I took an unintentional hiatus from writing last month. I say unintentional because I had a strong desire to post, but whenever I sat down to do so the words would not flow. I did everything I could think of to break the writing dam, but nothing worked. So instead I opted to let that desire go and listen deeply to what was going on.
I mentioned in my March post that the Spring brings change and transformation. I’ve certainly been feeling this change and have had plenty to contemplate as life has taken a few interesting turns as of late. Add in a wedding to plan with only two months to go as well as a busy work schedule and time has been rather limited. Rather than sharing what’s come up day-to-day, I found myself needing to sit with things a bit. I think my practice is evolving right before my eyes, or maybe it’s just a different way of working things out, but I’ve spent a lot of time over the past few weeks going within to determine my next best steps. What has come out of all of this is that in order to find the answers I seek, I must sit quietly and listen.
This way of thinking is not a huge departure from how I normally operate, but lately I’ve found the chatter to be too distracting. I sometimes feel inundated by social media and well, life in general. When I’m finally done with the work day, I’ve been less inclined to jump on my computer. I’d rather be out, moving around, meeting up with friends or at the very least, catching up on some much needed reading and study. I used to think that if I did not post on my blog at least once a week, I would not be successful as a writer. But I don’t see it that way any more. Much like my realizations from teaching, I now see each post as an opportunity to be creative and say something meaningful rather than some dogged determination to prove myself to the great unknown. Yes, I still care deeply about my blog and the purpose behind it, but my perspective has shifted and I’m okay with that. In fact, I feel much more confident about what I’m doing now than every before!

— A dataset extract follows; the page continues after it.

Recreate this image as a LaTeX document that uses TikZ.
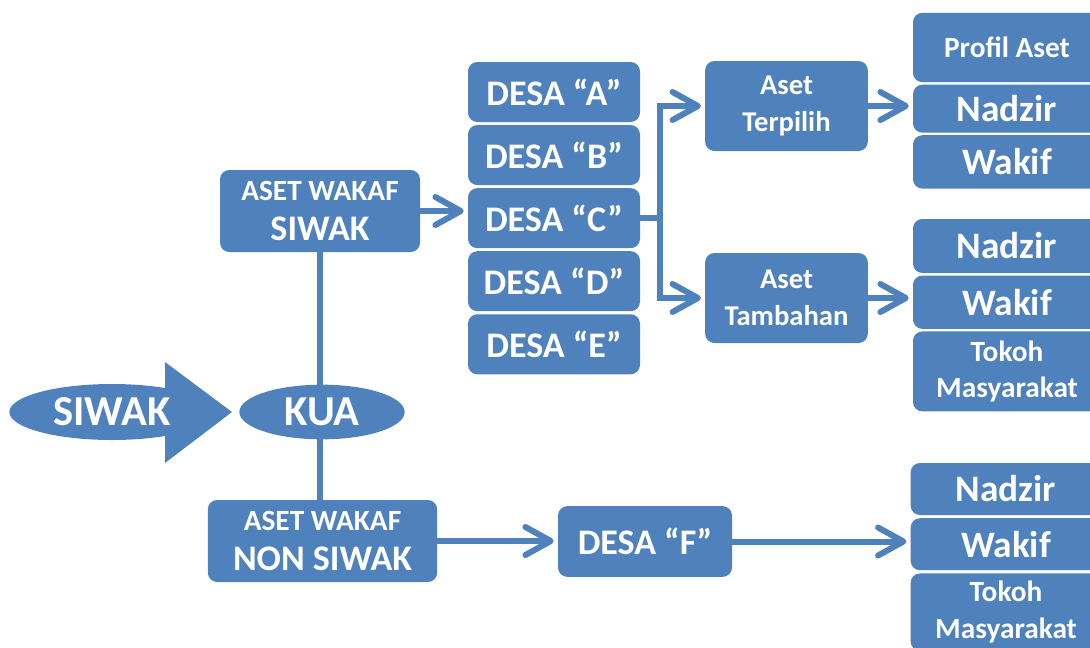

So yes, some extra time has been needed to reflect and less time has been needed to share. In general I have found that situations that require one to push too hard never really work out in the end. Instead, finding a natural ebb and flow to my day makes decision making that much easier. It helps me to see the answers that are always right in front of me. It’s only when I stop talking and start listening that I find them.
Do you take time to stop and listen? How does your practice help you to tune in to your natural intuition?